* [What the task requires]:
Return, word for word, the lines from the line holding "Clone this chart" through the line holding "const nStarLabels = ['1,00', '0,75', '0,50', '0,25', '0,00'];". Include both end lines and no others.

_____

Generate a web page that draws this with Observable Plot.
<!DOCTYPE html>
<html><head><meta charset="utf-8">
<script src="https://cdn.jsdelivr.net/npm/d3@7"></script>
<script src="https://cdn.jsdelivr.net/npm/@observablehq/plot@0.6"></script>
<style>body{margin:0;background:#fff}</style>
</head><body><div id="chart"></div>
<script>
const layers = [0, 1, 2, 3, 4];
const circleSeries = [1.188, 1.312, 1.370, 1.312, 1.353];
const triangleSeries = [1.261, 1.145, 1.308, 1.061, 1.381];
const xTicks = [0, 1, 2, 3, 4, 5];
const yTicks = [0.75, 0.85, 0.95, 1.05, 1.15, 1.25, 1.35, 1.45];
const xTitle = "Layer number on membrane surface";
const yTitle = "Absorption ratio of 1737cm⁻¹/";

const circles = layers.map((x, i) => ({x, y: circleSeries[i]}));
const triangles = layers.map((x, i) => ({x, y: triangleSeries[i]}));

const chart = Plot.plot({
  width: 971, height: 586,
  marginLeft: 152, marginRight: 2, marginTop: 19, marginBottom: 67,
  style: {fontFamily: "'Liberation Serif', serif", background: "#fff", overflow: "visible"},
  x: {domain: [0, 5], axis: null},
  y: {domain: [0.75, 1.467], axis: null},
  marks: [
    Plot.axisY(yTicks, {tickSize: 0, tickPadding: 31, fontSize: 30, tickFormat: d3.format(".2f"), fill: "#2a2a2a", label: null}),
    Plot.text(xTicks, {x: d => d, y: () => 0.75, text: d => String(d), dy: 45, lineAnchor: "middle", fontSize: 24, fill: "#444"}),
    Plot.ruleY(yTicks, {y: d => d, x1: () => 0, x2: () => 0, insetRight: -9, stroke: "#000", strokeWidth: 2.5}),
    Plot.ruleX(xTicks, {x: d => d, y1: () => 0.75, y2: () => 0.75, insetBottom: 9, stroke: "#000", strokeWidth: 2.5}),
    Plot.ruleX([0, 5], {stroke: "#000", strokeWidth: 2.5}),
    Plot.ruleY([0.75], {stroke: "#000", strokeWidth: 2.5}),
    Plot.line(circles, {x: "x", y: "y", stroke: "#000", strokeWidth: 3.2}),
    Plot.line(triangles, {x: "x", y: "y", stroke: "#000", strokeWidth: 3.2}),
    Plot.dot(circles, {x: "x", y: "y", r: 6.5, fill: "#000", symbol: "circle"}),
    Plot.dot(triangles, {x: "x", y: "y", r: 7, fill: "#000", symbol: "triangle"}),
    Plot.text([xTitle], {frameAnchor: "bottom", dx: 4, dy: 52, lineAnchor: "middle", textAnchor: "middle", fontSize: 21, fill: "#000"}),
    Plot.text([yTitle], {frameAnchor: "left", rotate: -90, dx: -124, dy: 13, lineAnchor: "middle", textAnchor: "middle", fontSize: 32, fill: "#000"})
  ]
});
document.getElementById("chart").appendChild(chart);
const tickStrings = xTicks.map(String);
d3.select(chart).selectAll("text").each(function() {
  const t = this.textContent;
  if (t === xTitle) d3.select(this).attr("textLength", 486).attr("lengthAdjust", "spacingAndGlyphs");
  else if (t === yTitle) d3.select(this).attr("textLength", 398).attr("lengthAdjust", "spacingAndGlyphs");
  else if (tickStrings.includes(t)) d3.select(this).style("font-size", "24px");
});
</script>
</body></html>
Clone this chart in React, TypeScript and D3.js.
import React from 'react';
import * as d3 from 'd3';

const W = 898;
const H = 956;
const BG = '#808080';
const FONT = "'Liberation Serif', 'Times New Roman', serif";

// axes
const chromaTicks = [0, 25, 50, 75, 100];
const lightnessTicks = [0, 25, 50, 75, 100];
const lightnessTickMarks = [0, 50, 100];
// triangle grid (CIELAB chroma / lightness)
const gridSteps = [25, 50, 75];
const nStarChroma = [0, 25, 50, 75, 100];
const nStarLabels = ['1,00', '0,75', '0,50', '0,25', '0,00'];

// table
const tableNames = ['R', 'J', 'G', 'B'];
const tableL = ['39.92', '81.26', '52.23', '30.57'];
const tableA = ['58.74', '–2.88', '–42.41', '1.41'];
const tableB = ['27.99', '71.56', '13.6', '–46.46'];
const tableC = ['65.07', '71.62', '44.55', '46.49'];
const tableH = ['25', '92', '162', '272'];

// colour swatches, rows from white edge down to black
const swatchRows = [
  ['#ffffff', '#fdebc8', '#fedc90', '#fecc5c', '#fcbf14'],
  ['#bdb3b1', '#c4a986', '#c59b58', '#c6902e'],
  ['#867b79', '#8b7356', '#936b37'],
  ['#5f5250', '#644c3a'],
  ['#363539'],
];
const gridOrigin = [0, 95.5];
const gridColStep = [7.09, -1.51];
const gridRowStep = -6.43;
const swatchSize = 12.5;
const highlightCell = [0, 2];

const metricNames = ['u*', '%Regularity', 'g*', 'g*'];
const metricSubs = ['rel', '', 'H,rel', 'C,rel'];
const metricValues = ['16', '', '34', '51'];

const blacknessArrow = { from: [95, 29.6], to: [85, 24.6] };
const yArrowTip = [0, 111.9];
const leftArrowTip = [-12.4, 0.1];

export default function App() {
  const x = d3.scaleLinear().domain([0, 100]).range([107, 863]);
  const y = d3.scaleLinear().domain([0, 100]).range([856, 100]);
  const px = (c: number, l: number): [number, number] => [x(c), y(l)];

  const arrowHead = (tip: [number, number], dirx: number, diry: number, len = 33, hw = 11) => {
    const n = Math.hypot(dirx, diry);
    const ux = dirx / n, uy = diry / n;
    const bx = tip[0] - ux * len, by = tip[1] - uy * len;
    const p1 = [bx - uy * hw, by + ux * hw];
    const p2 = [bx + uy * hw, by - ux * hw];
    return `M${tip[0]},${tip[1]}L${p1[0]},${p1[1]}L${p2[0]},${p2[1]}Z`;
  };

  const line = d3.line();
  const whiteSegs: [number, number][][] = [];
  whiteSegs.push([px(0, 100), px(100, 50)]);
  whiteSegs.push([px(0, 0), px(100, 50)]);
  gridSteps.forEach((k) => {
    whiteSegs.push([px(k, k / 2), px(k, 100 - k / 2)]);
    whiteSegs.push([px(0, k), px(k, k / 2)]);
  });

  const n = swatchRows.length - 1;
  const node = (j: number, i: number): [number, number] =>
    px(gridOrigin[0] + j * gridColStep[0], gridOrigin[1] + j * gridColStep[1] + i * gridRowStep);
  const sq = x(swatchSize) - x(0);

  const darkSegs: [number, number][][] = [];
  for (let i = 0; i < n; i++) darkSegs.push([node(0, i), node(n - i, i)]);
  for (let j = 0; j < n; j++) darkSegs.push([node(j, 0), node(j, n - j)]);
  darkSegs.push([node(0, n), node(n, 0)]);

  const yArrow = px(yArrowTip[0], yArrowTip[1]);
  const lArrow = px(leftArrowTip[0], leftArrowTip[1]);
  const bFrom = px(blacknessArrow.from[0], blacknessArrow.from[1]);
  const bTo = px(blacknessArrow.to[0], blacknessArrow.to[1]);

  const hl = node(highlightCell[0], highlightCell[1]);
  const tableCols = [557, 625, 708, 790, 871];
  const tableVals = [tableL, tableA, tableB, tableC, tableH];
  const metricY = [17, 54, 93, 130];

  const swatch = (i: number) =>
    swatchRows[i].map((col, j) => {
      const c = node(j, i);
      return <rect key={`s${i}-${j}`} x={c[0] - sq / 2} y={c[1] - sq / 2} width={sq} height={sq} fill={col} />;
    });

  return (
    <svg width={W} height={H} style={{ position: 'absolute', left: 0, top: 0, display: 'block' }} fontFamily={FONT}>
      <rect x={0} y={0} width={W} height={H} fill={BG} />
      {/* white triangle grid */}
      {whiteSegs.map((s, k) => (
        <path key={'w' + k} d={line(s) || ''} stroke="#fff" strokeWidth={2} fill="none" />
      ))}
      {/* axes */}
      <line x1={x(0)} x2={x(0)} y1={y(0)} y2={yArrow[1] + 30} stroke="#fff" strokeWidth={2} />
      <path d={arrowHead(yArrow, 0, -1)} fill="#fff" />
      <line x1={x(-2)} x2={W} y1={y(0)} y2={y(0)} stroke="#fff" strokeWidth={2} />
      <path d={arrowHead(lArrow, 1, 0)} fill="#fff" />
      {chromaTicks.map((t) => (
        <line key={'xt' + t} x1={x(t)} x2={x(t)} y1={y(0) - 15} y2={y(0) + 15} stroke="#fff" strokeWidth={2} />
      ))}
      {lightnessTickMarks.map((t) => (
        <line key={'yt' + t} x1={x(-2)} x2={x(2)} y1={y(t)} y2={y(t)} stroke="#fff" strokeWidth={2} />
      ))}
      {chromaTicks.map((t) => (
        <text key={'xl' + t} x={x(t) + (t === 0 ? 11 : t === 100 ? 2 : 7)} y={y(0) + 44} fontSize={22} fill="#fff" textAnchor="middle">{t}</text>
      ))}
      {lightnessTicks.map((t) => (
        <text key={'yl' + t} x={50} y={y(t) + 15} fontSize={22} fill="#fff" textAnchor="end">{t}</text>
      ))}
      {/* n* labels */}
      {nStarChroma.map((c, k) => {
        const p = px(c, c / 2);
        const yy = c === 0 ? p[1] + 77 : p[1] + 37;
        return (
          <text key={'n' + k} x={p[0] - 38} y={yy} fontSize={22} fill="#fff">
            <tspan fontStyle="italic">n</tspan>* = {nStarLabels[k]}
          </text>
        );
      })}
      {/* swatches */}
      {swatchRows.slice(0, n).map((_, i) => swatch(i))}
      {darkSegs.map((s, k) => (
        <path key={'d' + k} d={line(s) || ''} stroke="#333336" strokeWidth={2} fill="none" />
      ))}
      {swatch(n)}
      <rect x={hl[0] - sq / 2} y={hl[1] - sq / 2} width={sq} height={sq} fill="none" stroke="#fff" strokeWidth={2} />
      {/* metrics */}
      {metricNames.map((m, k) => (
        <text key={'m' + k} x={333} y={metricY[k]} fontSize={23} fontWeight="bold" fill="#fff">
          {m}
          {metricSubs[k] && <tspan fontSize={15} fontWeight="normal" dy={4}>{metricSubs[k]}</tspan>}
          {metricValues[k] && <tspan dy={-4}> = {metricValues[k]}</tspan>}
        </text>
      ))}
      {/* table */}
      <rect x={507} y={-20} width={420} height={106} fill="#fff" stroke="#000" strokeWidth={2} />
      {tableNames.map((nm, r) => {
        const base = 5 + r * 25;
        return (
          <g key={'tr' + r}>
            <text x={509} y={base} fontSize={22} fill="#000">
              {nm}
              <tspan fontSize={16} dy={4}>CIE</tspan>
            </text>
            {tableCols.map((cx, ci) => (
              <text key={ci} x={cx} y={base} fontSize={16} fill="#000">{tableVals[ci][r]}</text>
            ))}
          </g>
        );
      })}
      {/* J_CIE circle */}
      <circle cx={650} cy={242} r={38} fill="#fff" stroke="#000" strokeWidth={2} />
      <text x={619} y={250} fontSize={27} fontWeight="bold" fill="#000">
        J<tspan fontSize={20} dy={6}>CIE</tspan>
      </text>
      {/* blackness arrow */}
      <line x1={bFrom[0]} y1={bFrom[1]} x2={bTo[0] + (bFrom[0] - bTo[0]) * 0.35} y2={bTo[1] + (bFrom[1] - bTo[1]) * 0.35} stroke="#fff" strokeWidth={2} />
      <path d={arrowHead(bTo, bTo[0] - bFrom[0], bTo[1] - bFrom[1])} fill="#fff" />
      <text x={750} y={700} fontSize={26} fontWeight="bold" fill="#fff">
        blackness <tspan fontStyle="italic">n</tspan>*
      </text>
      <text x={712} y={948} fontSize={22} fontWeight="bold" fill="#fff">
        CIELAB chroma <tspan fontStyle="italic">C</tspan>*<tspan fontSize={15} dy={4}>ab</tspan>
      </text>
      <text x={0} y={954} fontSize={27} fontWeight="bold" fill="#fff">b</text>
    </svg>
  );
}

_____

* [Output of the exercise]:
Clone this chart in React, TypeScript and D3.js.
import React from 'react';
import * as d3 from 'd3';

const W = 898;
const H = 956;
const BG = '#808080';
const FONT = "'Liberation Serif', 'Times New Roman', serif";

// axes
const chromaTicks = [0, 25, 50, 75, 100];
const lightnessTicks = [0, 25, 50, 75, 100];
const lightnessTickMarks = [0, 50, 100];
// triangle grid (CIELAB chroma / lightness)
const gridSteps = [25, 50, 75];
const nStarChroma = [0, 25, 50, 75, 100];
const nStarLabels = ['1,00', '0,75', '0,50', '0,25', '0,00'];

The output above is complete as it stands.